Bike sharing system rebalancing by reinforcement learning algorithms

This internship project focuses on a specific component of a broader initiative to improve the dynamic rebalancing of bike-sharing systems. The problem is addressed in two stages. Based on data at the station and travel needs at a given moment t, the number of bicycles available and needed will be predicted at time t+1. Points of origin and destination can be grouped together to improve the performance of spatio-temporal calculations of flow gradients from the micro scale at the station to the city scale. This approach will thus make it possible to predict more quickly the number of bicycles used on the network and at stations in order to obtain a quasi-dynamic description of the system. In a second stage, using these new estimated input data, real-time rebalancing is deployed. A reinforcement learning algorithm is then used and trained to propose and refine the dynamic redistribution strategy for bicycles. The advantage of this approach lies in its ability to adapt to contextual disturbances and to resolve issues on a large scale. However, this performance comes at a cost and is detrimental to ensuring the most optimised solution is achieved. This internship will focus on the first stage of the project, which concerns the prediction and modeling of bicycle availability and demand dynamics.
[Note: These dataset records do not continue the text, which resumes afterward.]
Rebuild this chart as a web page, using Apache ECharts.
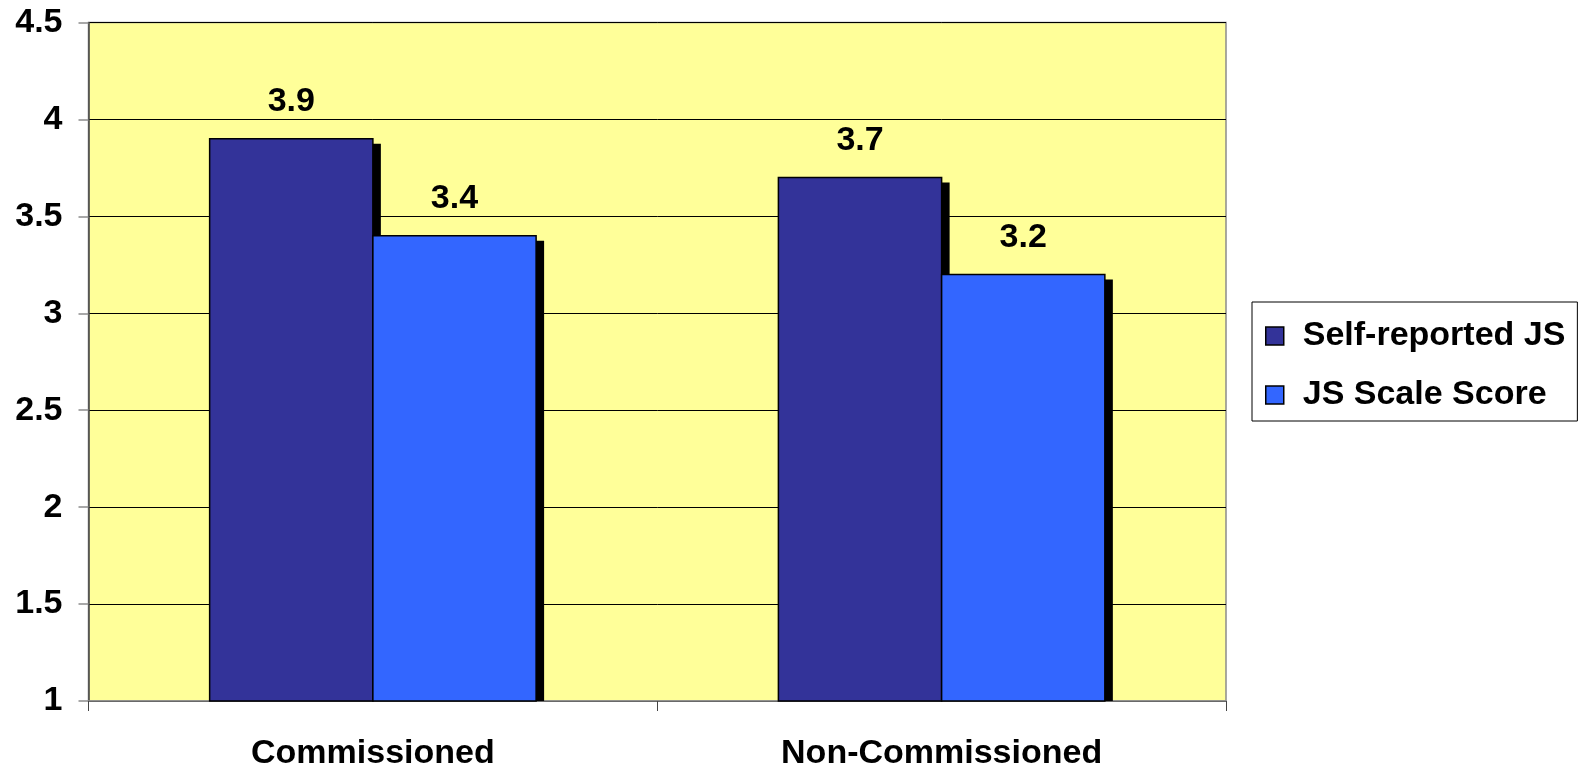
<!DOCTYPE html>
<html>
<head>
<meta charset="utf-8">
<script src="https://cdn.jsdelivr.net/npm/echarts@6/dist/echarts.min.js"></script>
<style>
  html, body { margin: 0; padding: 0; background: #fff; }
  #chart { width: 1580px; height: 772px; }
</style>
</head>
<body>
<div id="chart"></div>
<script>
// Job satisfaction by officer group
const categories = ['Commissioned', 'Non-Commissioned'];
const seriesNames = ['Self-reported JS', 'JS Scale Score'];
const selfReported = [3.9, 3.7];
const scaleScore = [3.4, 3.2];
const axisMin = 1, axisMax = 4.5, axisStep = 0.5;

const FONT = '"Liberation Sans", Arial, sans-serif';
const colors = ['#333399', '#3366FF'];
const BAR_FRACTION = 0.287;      // share of a category band taken by one bar
const SHADOW_DX = 8, SHADOW_DY = 5;

// Bars with a hard drop shadow that stops at the category axis
function makeRenderer(slot) {
  return function (params, api) {
    const idx = api.value(0);
    const val = api.value(1);
    const base = api.coord([idx, axisMin]);
    const top = api.coord([idx, val]);
    const w = api.size([1, 0])[0] * BAR_FRACTION;
    const x = base[0] + (slot === 0 ? -w : 0);
    const h = base[1] - top[1];
    return {
      type: 'group',
      children: [
        { type: 'rect',
          shape: { x: x + SHADOW_DX, y: top[1] + SHADOW_DY, width: w, height: h - SHADOW_DY },
          style: { fill: '#000' } },
        { type: 'rect',
          shape: { x: x, y: top[1], width: w, height: h },
          style: { fill: colors[slot], stroke: '#000', lineWidth: 1.5 } },
        { type: 'text',
          x: x + w / 2, y: top[1] - 37,
          style: { text: String(val), fill: '#000', fontSize: 34, fontWeight: 'bold',
                   fontFamily: FONT, align: 'center', verticalAlign: 'middle' } }
      ]
    };
  };
}

const chart = echarts.init(document.getElementById('chart'), null, { renderer: 'canvas' });
chart.setOption({
  animation: false,
  backgroundColor: '#fff',
  grid: {
    left: 88.5, right: 354, top: 22.5, bottom: 71,
    show: true, backgroundColor: '#FFFF99', borderColor: '#8c8c8c', borderWidth: 1.5
  },
  legend: {
    orient: 'vertical',
    left: 1252, top: 302,
    padding: [17, 12, 9, 13],
    itemGap: 25,
    itemWidth: 18, itemHeight: 18,
    icon: 'rect',
    borderColor: '#000', borderWidth: 1,
    backgroundColor: '#fff',
    itemStyle: { borderColor: '#000', borderWidth: 1.5 },
    textStyle: { fontSize: 34, fontWeight: 'bold', fontFamily: FONT, color: '#000',
                 lineHeight: 32, padding: [0, 0, 0, 14] },
    data: seriesNames
  },
  xAxis: {
    type: 'category',
    data: categories,
    axisLine: { show: true, lineStyle: { color: '#8c8c8c', width: 1.5 } },
    axisTick: { show: true, alignWithLabel: false, length: 10, lineStyle: { color: '#444', width: 1 } },
    axisLabel: { fontSize: 34, fontWeight: 'bold', fontFamily: FONT, color: '#000', margin: 36 },
    splitLine: { show: false }
  },
  yAxis: {
    type: 'value',
    min: axisMin, max: axisMax, interval: axisStep,
    axisLine: { show: true, lineStyle: { color: '#444', width: 1.5 } },
    axisTick: { show: true, length: 10, lineStyle: { color: '#8c8c8c', width: 1.5 } },
    axisLabel: { fontSize: 34, fontWeight: 'bold', fontFamily: FONT, color: '#000', margin: 26 },
    splitLine: { show: true, lineStyle: { color: '#000', width: 1 } }
  },
  series: [
    { name: seriesNames[0], type: 'custom', renderItem: makeRenderer(0),
      itemStyle: { color: colors[0] },
      encode: { x: 0, y: 1 },
      data: selfReported.map((v, i) => [i, v]) },
    { name: seriesNames[1], type: 'custom', renderItem: makeRenderer(1),
      itemStyle: { color: colors[1] },
      encode: { x: 0, y: 1 },
      data: scaleScore.map((v, i) => [i, v]) }
  ]
});
</script>
</body>
</html>
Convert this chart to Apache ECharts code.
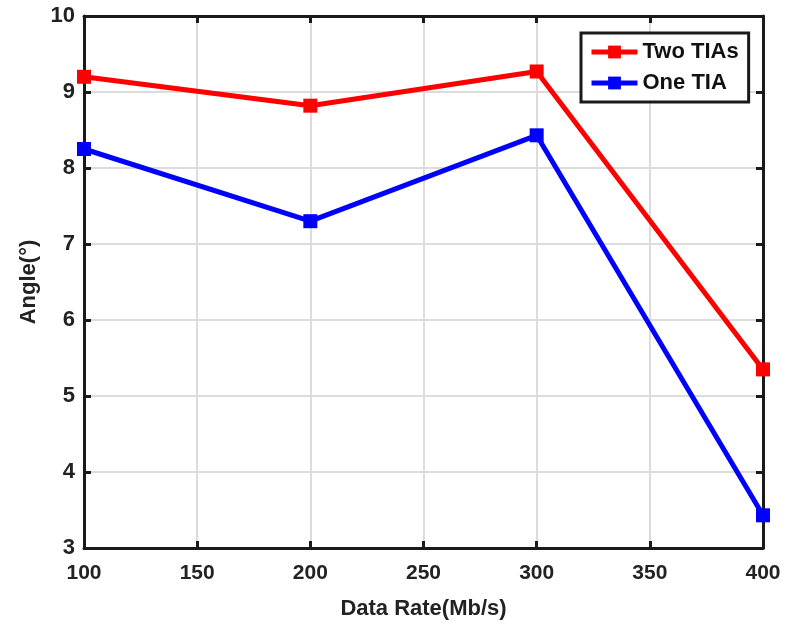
<!DOCTYPE html>
<html>
<head>
	<meta charset="utf-8">
	<title>Angle vs Data Rate</title>
	<script type="text/javascript" src="https://cdn.jsdelivr.net/npm/echarts@6/dist/echarts.min.js"></script>
	<style>
		html, body { margin: 0; padding: 0; background: #fff; }
		#chart { width: 785px; height: 626px; }
	</style>
</head>
<body>
<div id="chart"></div>
<script type="text/javascript">
	// data
	var dataRates = [100, 200, 300, 400];
	var twoTIAs = [9.2, 8.82, 9.27, 5.35];
	var oneTIA = [8.25, 7.3, 8.43, 3.43];
	var seriesNames = ['Two TIAs', 'One TIA'];
	var seriesColors = ['#ff0000', '#0000ff'];

	function pairs(xs, ys) {
		var out = [];
		for (var i = 0; i < xs.length; i++) out.push([xs[i], ys[i]]);
		return out;
	}

	var font = 'Liberation Sans, Arial, sans-serif';
	var axisLine = { show: true, lineStyle: { color: '#1a1a1a', width: 3 } };
	var inTick = { show: true, inside: true, length: 7, lineStyle: { color: '#1a1a1a', width: 3 } };

	var myChart = echarts.init(document.getElementById('chart'));
	var option = {
		backgroundColor: '#fff',
		animation: false,
		grid: { left: 84, right: 22, top: 16, bottom: 78 },
		legend: {
			orient: 'vertical',
			left: 581, top: 33,
			backgroundColor: '#fff',
			borderColor: '#1a1a1a', borderWidth: 3,
			padding: [8, 10, 8, 8],
			itemGap: 9,
			itemWidth: 46, itemHeight: 16,
			lineStyle: { width: 5 },
			textStyle: { fontFamily: font, fontWeight: 'bold', fontSize: 22, color: '#111' },
			data: seriesNames
		},
		xAxis: [{
			type: 'value', min: 100, max: 400, interval: 50,
			name: 'Data Rate(Mb/s)', nameLocation: 'middle', nameGap: 50,
			nameTextStyle: { fontFamily: font, fontWeight: 'bold', fontSize: 22, color: '#222' },
			axisLine: axisLine, axisTick: inTick,
			axisLabel: { fontFamily: font, fontWeight: 'bold', fontSize: 21, color: '#222', margin: 15 },
			splitLine: { show: true, lineStyle: { color: '#dcdcdc', width: 2 } }
		}, {
			type: 'value', min: 100, max: 400, interval: 50, position: 'top',
			axisLine: axisLine, axisTick: inTick, axisLabel: { show: false }, splitLine: { show: false }
		}],
		yAxis: [{
			type: 'value', min: 3, max: 10, interval: 1,
			name: 'Angle(°)', nameLocation: 'middle', nameGap: 42, nameRotate: 90,
			nameTextStyle: { fontFamily: font, fontWeight: 'bold', fontSize: 22, color: '#222' },
			axisLine: axisLine, axisTick: inTick,
			axisLabel: { fontFamily: font, fontWeight: 'bold', fontSize: 22, color: '#222', margin: 9 },
			splitLine: { show: true, lineStyle: { color: '#dcdcdc', width: 2 } }
		}, {
			type: 'value', min: 3, max: 10, interval: 1, position: 'right',
			axisLine: axisLine, axisTick: inTick, axisLabel: { show: false }, splitLine: { show: false }
		}],
		series: [{
			name: seriesNames[0], type: 'line',
			data: pairs(dataRates, twoTIAs),
			color: seriesColors[0],
			lineStyle: { width: 5 },
			symbol: 'rect', symbolSize: 14,
			z: 3
		}, {
			name: seriesNames[1], type: 'line',
			data: pairs(dataRates, oneTIA),
			color: seriesColors[1],
			lineStyle: { width: 5 },
			symbol: 'rect', symbolSize: 14,
			z: 3
		}]
	};
	myChart.setOption(option);
</script>
</body>
</html>
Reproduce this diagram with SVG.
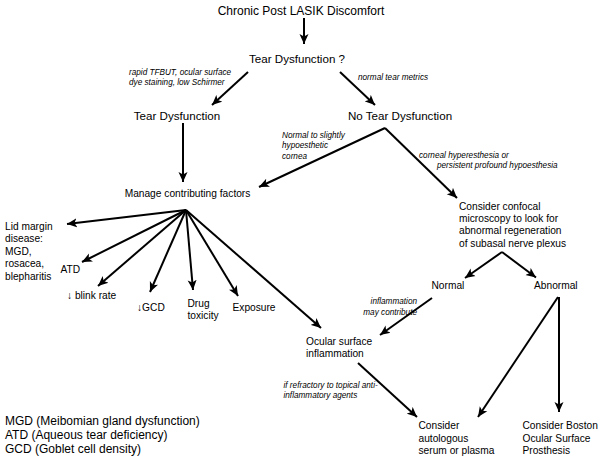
<svg xmlns="http://www.w3.org/2000/svg" width="602" height="461" viewBox="0 0 602 461">
<style>
text{font-family:"Liberation Sans",Arial,sans-serif;fill:#000}
.h{font-size:11.6px}
.t{font-size:12px}
.b{font-size:10.2px}
.i{font-size:8.2px;font-style:italic}
.lg{font-size:12px}
.c path{fill:none;stroke:#000;stroke-width:2;marker-end:url(#ah)}
</style>
<defs>
<marker id="ah" viewBox="0 0 10 10" refX="10" refY="5" markerWidth="10" markerHeight="10" markerUnits="userSpaceOnUse" orient="auto">
<path d="M0,0.5 L10,5 L0,9.5 L2.5,5 z" fill="#000"/>
</marker>
</defs>
<rect width="602" height="461" fill="#fff"/>
<g id="n-title"><text class="t" x="301" y="15" text-anchor="middle">Chronic Post LASIK Discomfort</text></g>
<g id="n-q"><text class="h" x="297" y="63" text-anchor="middle">Tear Dysfunction ?</text></g>
<g id="n-td"><text class="h" x="177" y="120" text-anchor="middle">Tear Dysfunction</text></g>
<g id="n-ntd"><text class="h" x="400" y="120" text-anchor="middle">No Tear Dysfunction</text></g>
<g id="n-manage"><text class="b" x="187.5" y="197" text-anchor="middle">Manage contributing factors</text></g>
<g id="n-confocal"><text class="b" x="459" y="210"><tspan x="459">Consider confocal</tspan><tspan x="459" dy="12.2">microscopy to look for</tspan><tspan x="459" dy="12.2">abnormal regeneration</tspan><tspan x="459" dy="12.2">of subasal nerve plexus</tspan></text></g>
<g id="n-lid"><text class="b" x="5" y="230"><tspan x="5">Lid margin</tspan><tspan x="5" dy="12.4">disease:</tspan><tspan x="5" dy="12.4">MGD,</tspan><tspan x="5" dy="12.4">rosacea,</tspan><tspan x="5" dy="12.4">blepharitis</tspan></text></g>
<g id="n-atd"><text class="b" x="60.5" y="272.5">ATD</text></g>
<g id="n-blink"><text class="b" x="67" y="298.5">↓ blink rate</text></g>
<g id="n-gcd"><text class="b" x="137" y="310.5">↓GCD</text></g>
<g id="n-drug"><text class="b" x="187.5" y="306.5"><tspan x="187.5">Drug</tspan><tspan x="187.5" dy="12.6">toxicity</tspan></text></g>
<g id="n-exposure"><text class="b" x="232.5" y="310.5">Exposure</text></g>
<g id="n-normal"><text class="b" x="431.5" y="288.5">Normal</text></g>
<g id="n-abnormal"><text class="b" x="534" y="288.5">Abnormal</text></g>
<g id="n-osi"><text class="b" x="306" y="345"><tspan x="306">Ocular surface</tspan><tspan x="306" dy="12.4">inflammation</tspan></text></g>
<g id="n-serum"><text class="b" x="418.5" y="429"><tspan x="418.5">Consider</tspan><tspan x="418.5" dy="12.5">autologous</tspan><tspan x="418.5" dy="12.5">serum or plasma</tspan></text></g>
<g id="n-boston"><text class="b" x="522.5" y="429"><tspan x="522.5">Consider Boston</tspan><tspan x="522.5" dy="12.5">Ocular Surface</tspan><tspan x="522.5" dy="12.5">Prosthesis</tspan></text></g>
<g id="legend"><text class="lg" x="5" y="424.5"><tspan x="5">MGD (Meibomian gland dysfunction)</tspan><tspan x="5" dy="14">ATD (Aqueous tear deficiency)</tspan><tspan x="5" dy="14">GCD (Goblet cell density)</tspan></text></g>
<g id="labels">
<text class="i" x="129" y="75.3"><tspan x="129">rapid TFBUT, ocular surface</tspan><tspan x="129" dy="10">dye staining, low Schirmer</tspan></text>
<text class="i" x="358" y="80">normal tear metrics</text>
<text class="i" x="282" y="138"><tspan x="282">Normal to slightly</tspan><tspan x="282" dy="10.3">hypoesthetic</tspan><tspan x="282" dy="10.3">cornea</tspan></text>
<text class="i" x="419" y="158">corneal hyperesthesia or</text>
<text class="i" x="437" y="168">persistent profound hypoesthesia</text>
<text class="i" x="417" y="303.7" text-anchor="end"><tspan x="417">inflammation</tspan><tspan x="417" dy="10.8">may contribute</tspan></text>
<text class="i" x="283.5" y="388"><tspan x="283.5">if refractory to topical anti-</tspan><tspan x="283.5" dy="9.6">inflammatory agents</tspan></text>
</g>
<g id="connectors" class="c">
<path d="M304,18 L304,44"/>
<path d="M248,72 L212,105"/>
<path d="M340,72 L375,105"/>
<path d="M183,123 L183,182"/>
<path d="M385,128 L259,187"/>
<path d="M385,128 L457,198"/>
<path d="M186,210 L67,224"/>
<path d="M186,210 L82,262"/>
<path d="M186,210 L98,286"/>
<path d="M186,210 L150,292"/>
<path d="M186,210 L193,290"/>
<path d="M186,210 L238,296"/>
<path d="M186,210 L321,328"/>
<path d="M502,252 L465,278"/>
<path d="M502,252 L536,277.5"/>
<path d="M432,298 L380,335"/>
<path d="M358,363 L417,417"/>
<path d="M558,297 L478,417"/>
<path d="M559,297 L559,412"/>
</g>
</svg>
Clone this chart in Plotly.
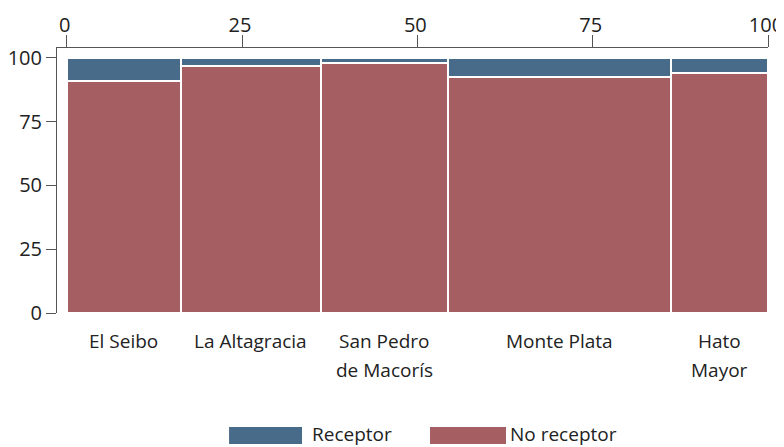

The objective will be to design and evaluate predictive models capable of capturing both spatial and temporal dependencies in the bikeshare system. The intern will explore and compare different machine learning approaches, such as time series forecasting, graph neural networks, or spatio-temporal convolutional architectures, to estimate short-term variations in bicycle flows at the station and network levels by using clustering, for example. The performance of the models will be evaluated against real operational data, and the results will serve as input for the reinforcement learning framework used in the second phase of the project. Depending on the progress and interests of the intern, additional exploration may include studying the integration of uncertainty quantification in predictions or the use of online learning methods to adapt models in real time as new data become available. The internship will provide the opportunity to gain hands-on experience in data science, spatio-temporal modeling, and urban mobility systems, while contributing to an innovative research topic with potential real-world applications.